An international group of scientists analyzed more than 1,200 scientific studies in which chemicals were measured in food packaging, processing equipment, tableware and reusable food containers.

A report released Thursday by the Food Packaging Forum, a non-profit organization based in Switzerland, notes that little is known about many of the 3,240 chemicals examined in these studies or their effects on people.

Manufacturers intentionally or unintentionally add these chemicals to packaging and other equipment, said Pete Myers, co-author of the report and founder and chief scientist of Environmental Health Sciences, a nonprofit advocacy group. Either way, many of these chemicals find their way into the human body, he said.

“If we don’t know what it is, we don’t know its toxicity,” Myers said. “The mix of chemicals is just too complicated for us to regulate safely.”

The new analysis, published in the journal Critical Reviews in Food Science and Nutrition, comes amid growing concerns about exposure to potentially toxic chemicals in food and water.

The Food Packaging Forum has created a searchable database of chemicals found in packaging and equipment, known as food contact materials.

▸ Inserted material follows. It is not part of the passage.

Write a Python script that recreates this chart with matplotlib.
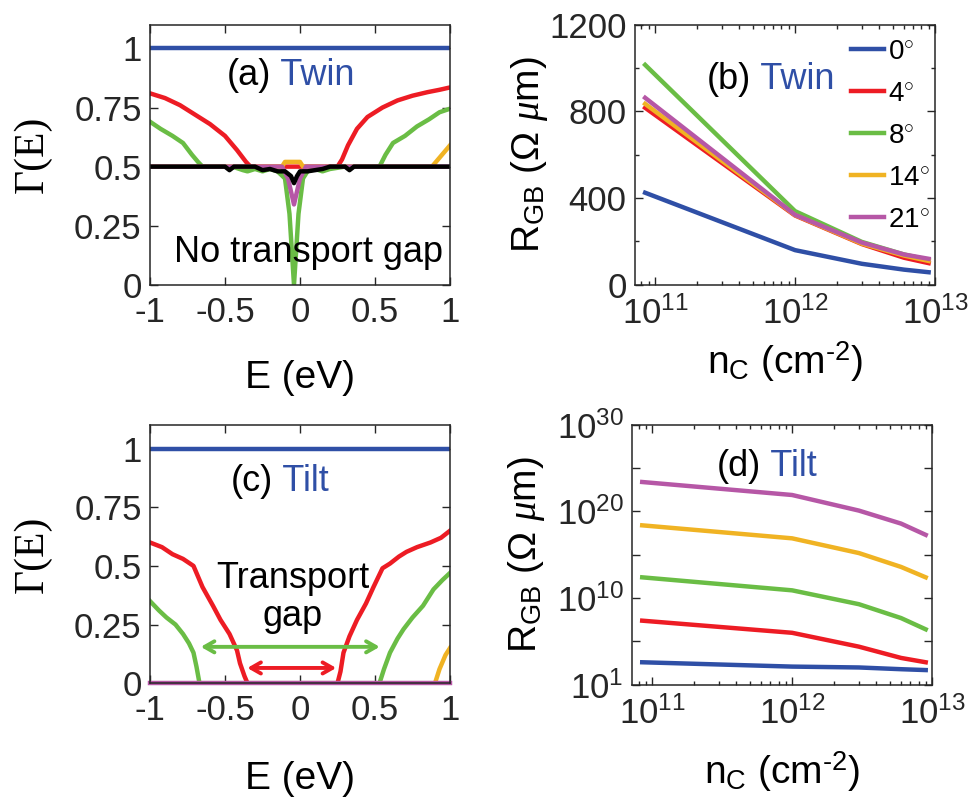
import numpy as np
import matplotlib
matplotlib.use("Agg")
import matplotlib.pyplot as plt
from matplotlib.ticker import FixedLocator, FixedFormatter

plt.rcParams['font.family'] = ['Liberation Sans', 'DejaVu Sans']
plt.rcParams['mathtext.fontset'] = 'custom'
plt.rcParams['mathtext.rm'] = 'Liberation Sans'
plt.rcParams['mathtext.sf'] = 'Liberation Sans'
plt.rcParams['mathtext.it'] = 'Liberation Serif:italic'

# colours (MATLAB-like)
c_blue = '#2F4FA6'
c_red = '#ED1C24'
c_green = '#6ABD45'
c_orange = '#F0B323'
c_purple = '#B657A6'
c_axis = '#262626'

angles = ['0', '4', '8', '14', '21']

# ---- (a) Twin: transmission vs energy ----
a_red_E = [-1, -0.9, -0.8, -0.7, -0.6, -0.5, -0.42, -0.36, -0.33, 0.25, 0.28, 0.32, 0.38, 0.45, 0.55, 0.65, 0.75, 0.85, 0.93, 1]
a_red_G = [0.81, 0.79, 0.76, 0.72, 0.68, 0.63, 0.57, 0.52, 0.50, 0.50, 0.53, 0.59, 0.66, 0.71, 0.75, 0.78, 0.80, 0.815, 0.825, 0.835]
a_green_E = [-1, -0.93, -0.85, -0.78, -0.72, -0.68, -0.65, -0.45, -0.38, -0.35, -0.3, -0.25, -0.2, -0.15, -0.1, -0.07,
             -0.04, -0.01, 0.02, 0.05, 0.1, 0.15, 0.2, 0.3, 0.53, 0.57, 0.62, 0.7, 0.78, 0.86, 0.93, 1]
a_green_G = [0.69, 0.66, 0.63, 0.60, 0.55, 0.52, 0.50, 0.50, 0.485, 0.48, 0.49, 0.48, 0.49, 0.48, 0.45, 0.30,
             0.0, 0.30, 0.45, 0.48, 0.49, 0.48, 0.49, 0.50, 0.50, 0.55, 0.60, 0.63, 0.67, 0.70, 0.73, 0.745]
a_orange_E = [-1, -0.12, -0.1, 0.0, 0.02, 0.88, 0.92, 0.96, 1]
a_orange_G = [0.5, 0.5, 0.52, 0.52, 0.5, 0.5, 0.53, 0.56, 0.59]
a_purple_E = [-1, -0.12, -0.08, -0.04, 0.0, 0.04, 1]
a_purple_G = [0.5, 0.5, 0.45, 0.34, 0.45, 0.5, 0.5]
a_black_E = [-1, -0.5, -0.47, -0.44, -0.3, -0.25, -0.2, -0.15, -0.1, -0.06, -0.04, -0.02, 0.0, 0.05, 0.1, 0.15, 0.2, 0.3, 0.33, 0.36, 1]
a_black_G = [0.5, 0.5, 0.485, 0.5, 0.5, 0.485, 0.49, 0.48, 0.48, 0.46, 0.43, 0.46, 0.48, 0.48, 0.485, 0.49, 0.5, 0.5, 0.485, 0.5, 0.5]
a_blue_E = [-1, 1]
a_blue_G = [1, 1]

# ---- (c) Tilt: transmission vs energy ----
c_red_E = [-1, -0.92, -0.85, -0.78, -0.71, -0.65, -0.58, -0.53, -0.47, -0.42, -0.40, -0.37, -0.35, 0.25, 0.27, 0.29,
           0.33, 0.38, 0.44, 0.49, 0.55, 0.6, 0.66, 0.71, 0.78, 0.87, 0.94, 1]
c_red_G = [0.60, 0.58, 0.55, 0.53, 0.50, 0.41, 0.33, 0.27, 0.21, 0.14, 0.085, 0.03, 0.0, 0.0, 0.05, 0.13,
           0.20, 0.27, 0.34, 0.41, 0.49, 0.51, 0.54, 0.56, 0.58, 0.60, 0.62, 0.65]
c_green_E = [-1, -0.94, -0.89, -0.83, -0.78, -0.74, -0.71, -0.69, -0.67, 0.53, 0.56, 0.60, 0.65, 0.69, 0.75, 0.82, 0.89, 0.95, 1]
c_green_G = [0.35, 0.31, 0.28, 0.25, 0.21, 0.17, 0.13, 0.07, 0.0, 0.0, 0.06, 0.13, 0.19, 0.23, 0.28, 0.33, 0.40, 0.44, 0.47]
c_orange_E = [-1, 0.9, 0.93, 0.97, 1]
c_orange_G = [0, 0, 0.06, 0.12, 0.15]
c_purple_E = [-1, 1]
c_purple_G = [0, 0]
c_blue_E = [-1, 1]
c_blue_G = [1, 1]
gap_green = (-0.68, 0.55)
gap_red = (-0.37, 0.26)

# ---- (b) Twin: R_GB vs carrier density ----
n_c = [8.5e10, 1e12, 3e12, 6e12, 9e12]
b_R = {
    '0': [425, 160, 97, 70, 58],
    '4': [817, 320, 188, 125, 100],
    '8': [1015, 340, 198, 140, 115],
    '14': [835, 322, 190, 135, 110],
    '21': [863, 323, 195, 140, 120],
}
# ---- (d) Tilt: log10(R_GB) vs carrier density ----
d_logR = {
    '0': [2.6, 2.1, 2.0, 1.8, 1.7],
    '4': [7.4, 6.0, 4.4, 3.1, 2.6],
    '8': [12.4, 10.9, 9.3, 7.7, 6.4],
    '14': [18.4, 16.9, 15.2, 13.6, 12.4],
    '21': [23.4, 21.9, 20.1, 18.6, 17.3],
}
cols = {'0': c_blue, '4': c_red, '8': c_green, '14': c_orange, '21': c_purple}

lw = 3.2
fs_tick = 25
fs_lab = 28
fs_txt = 26

fig = plt.figure(figsize=(9.74, 8.0), dpi=100)
ax_a = fig.add_axes([0.154, 0.644, 0.308, 0.325])
ax_b = fig.add_axes([0.652, 0.644, 0.308, 0.325])
ax_c = fig.add_axes([0.154, 0.146, 0.308, 0.3225])
ax_d = fig.add_axes([0.649, 0.144, 0.308, 0.325])


def style(ax):
    for s in ax.spines.values():
        s.set_color(c_axis)
        s.set_linewidth(1.1)
    ax.tick_params(which='both', direction='in', top=True, right=True,
                   colors=c_axis, labelsize=fs_tick, width=1.0)
    ax.tick_params(which='major', length=6)
    ax.tick_params(which='minor', length=3)
    ax.tick_params(axis='x', pad=8)
    ax.tick_params(axis='y', pad=6)


def label_pair(ax, x, y, head, word, **kw):
    t = ax.text(x, y, head, fontsize=fs_txt, color='black', va='center', ha='left', **kw)
    ax.annotate(' ' + word, xy=(1, 0.5), xycoords=t, va='center', ha='left',
                fontsize=fs_txt, color=c_blue)


# panel (a)
ax_a.plot(a_blue_E, a_blue_G, color=c_blue, lw=lw)
ax_a.plot(a_red_E, a_red_G, color=c_red, lw=lw)
ax_a.plot(a_green_E, a_green_G, color=c_green, lw=lw)
ax_a.plot(a_orange_E, a_orange_G, color=c_orange, lw=lw)
ax_a.plot(a_purple_E, a_purple_G, color=c_purple, lw=lw)
ax_a.plot(a_black_E, a_black_G, color='black', lw=lw)
ax_a.set_xlim(-1, 1)
ax_a.set_ylim(0, 1.1)
ax_a.set_xticks([-1, -0.5, 0, 0.5, 1])
ax_a.set_xticklabels(['-1', '-0.5', '0', '0.5', '1'])
ax_a.set_yticks([0, 0.25, 0.5, 0.75, 1])
ax_a.set_yticklabels(['0', '0.25', '0.5', '0.75', '1'])
label_pair(ax_a, -0.49, 0.885, '(a)', 'Twin')
ax_a.text(-0.84, 0.135, 'No transport gap', fontsize=fs_txt, va='center', ha='left')
ax_a.set_xlabel('E (eV)', fontsize=fs_lab)
ax_a.set_ylabel('Γ(E)', fontsize=30, family='Liberation Serif')

# panel (c)
ax_c.plot(c_blue_E, c_blue_G, color=c_blue, lw=lw)
ax_c.plot(c_red_E, c_red_G, color=c_red, lw=lw)
ax_c.plot(c_green_E, c_green_G, color=c_green, lw=lw)
ax_c.plot(c_orange_E, c_orange_G, color=c_orange, lw=lw)
ax_c.plot(c_purple_E, c_purple_G, color=c_purple, lw=lw, clip_on=False)
ax_c.annotate('', xy=(gap_green[0], 0.155), xytext=(gap_green[1], 0.155),
              arrowprops=dict(arrowstyle='<->,head_length=0.7,head_width=0.4', color=c_green, lw=2.8))
ax_c.annotate('', xy=(gap_red[0], 0.065), xytext=(gap_red[1], 0.065),
              arrowprops=dict(arrowstyle='<->,head_length=0.7,head_width=0.4', color=c_red, lw=2.8))
ax_c.text(-0.05, 0.365, 'Transport\ngap', fontsize=fs_txt, ha='center', va='center', linespacing=1.1)
label_pair(ax_c, -0.46, 0.86, '(c)', 'Tilt')
ax_c.set_xlim(-1, 1)
ax_c.set_ylim(0, 1.1)
ax_c.set_xticks([-1, -0.5, 0, 0.5, 1])
ax_c.set_xticklabels(['-1', '-0.5', '0', '0.5', '1'])
ax_c.set_yticks([0, 0.25, 0.5, 0.75, 1])
ax_c.set_yticklabels(['0', '0.25', '0.5', '0.75', '1'])
ax_c.set_xlabel('E (eV)', fontsize=fs_lab)
ax_c.set_ylabel('Γ(E)', fontsize=30, family='Liberation Serif')

# panel (b)
for a in angles:
    ax_b.plot(n_c, b_R[a], color=cols[a], lw=lw, label=a + r'$^{\circ}$')
ax_b.set_xscale('log')
ax_b.set_xlim(7.2e10, 1e13)
ax_b.set_ylim(0, 1200)
ax_b.set_yticks([0, 400, 800, 1200])
ax_b.set_yticks([200, 600, 1000], minor=True)
ax_b.set_xticks([1e11, 1e12, 1e13])
label_pair(ax_b, 10 ** 11.37, 946, '(b)', 'Twin')
leg = ax_b.legend(loc='upper right', bbox_to_anchor=(1.03, 1.0), frameon=False, fontsize=20,
                  handlelength=1.2, handletextpad=0.15, labelspacing=0.58, borderaxespad=0.1)
ax_b.set_xlabel(r'n$_{\rm C}$ (cm$^{\text{-2}}$)', fontsize=fs_lab)
ax_b.set_ylabel(r'R$_{\rm GB}$ ($\mathit{\Omega}$ $\mathit{\mu}$m)', fontsize=fs_lab)

# panel (d)
for a in angles:
    ax_d.plot(n_c, 10 ** np.array(d_logR[a]), color=cols[a], lw=lw)
ax_d.set_xscale('log')
ax_d.set_yscale('log')
ax_d.set_xlim(7.2e10, 1e13)
ax_d.set_ylim(1, 1e30)
ax_d.set_xticks([1e11, 1e12, 1e13])
ax_d.yaxis.set_major_locator(FixedLocator([1, 1e10, 1e20, 1e30]))
ax_d.yaxis.set_major_formatter(FixedFormatter([r'$\mathdefault{10^{1}}$', r'$\mathdefault{10^{10}}$',
                                               r'$\mathdefault{10^{20}}$', r'$\mathdefault{10^{30}}$']))
ax_d.yaxis.set_minor_locator(FixedLocator([1e5, 1e15, 1e25]))
ax_d.yaxis.set_minor_formatter(FixedFormatter(['', '', '']))
label_pair(ax_d, 10 ** 11.46, 10 ** 25.2, '(d)', 'Tilt')
ax_d.set_xlabel(r'n$_{\rm C}$ (cm$^{\text{-2}}$)', fontsize=fs_lab)
ax_d.set_ylabel(r'R$_{\rm GB}$ ($\mathit{\Omega}$ $\mathit{\mu}$m)', fontsize=fs_lab)

for ax in (ax_a, ax_b, ax_c, ax_d):
    style(ax)
ax_d.tick_params(axis='y', which='minor', length=6)

ax_a.yaxis.set_label_coords(-0.327, 0.5)
ax_c.yaxis.set_label_coords(-0.327, 0.5)
ax_b.yaxis.set_label_coords(-0.283, 0.5)
ax_d.yaxis.set_label_coords(-0.283, 0.5)
ax_a.xaxis.set_label_coords(0.5, -0.29)
ax_c.xaxis.set_label_coords(0.5, -0.30)
ax_b.xaxis.set_label_coords(0.5, -0.21)
ax_d.xaxis.set_label_coords(0.5, -0.25)

fig.savefig('out.png', dpi=100)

While many of the chemicals on the list are known hazards such as phthalates and PFAS, others have not been adequately studied, the group said, and their health effects are unclear.

Researchers were shocked to discover chemicals in food contact materials that consumers could not have known about. Only a third of the chemicals studied appeared in a previously compiled database of more than 12,000 chemicals associated with the manufacture of food contact materials.

Previous studies have found potentially dangerous PFAS “forever chemicals” in food packaging. These chemicals have been linked to a list of health problems.

Almost two-thirds of the studies analyzed in the new report focused on chemicals in plastic. Packaging makers often add chemicals without knowing the long-term ramifications, said Jessica Heiges, a UC Berkeley doctoral student who studies disposable food products such as plastic utensils and packaging and did not participate. reporting.

The chemicals “are terrifying because we don’t know what their impacts are,” Heiges said. “What is most alarming is this cocktail of chemicals, the way they interact with each other. Some of them persist in the environment and in our bodies while we consume them.

It’s likely that many of these unknown chemicals are harmful, said Alastair Iles, an associate professor in UC Berkeley’s department of environmental science, policy and management, also not involved in the study.

“The report only underscores our blatant ignorance when it comes to the chemicals people are exposed to every day,” he said. “If we didn’t know there were so many chemicals in packaging, what does that say about our knowledge of chemical hazards?”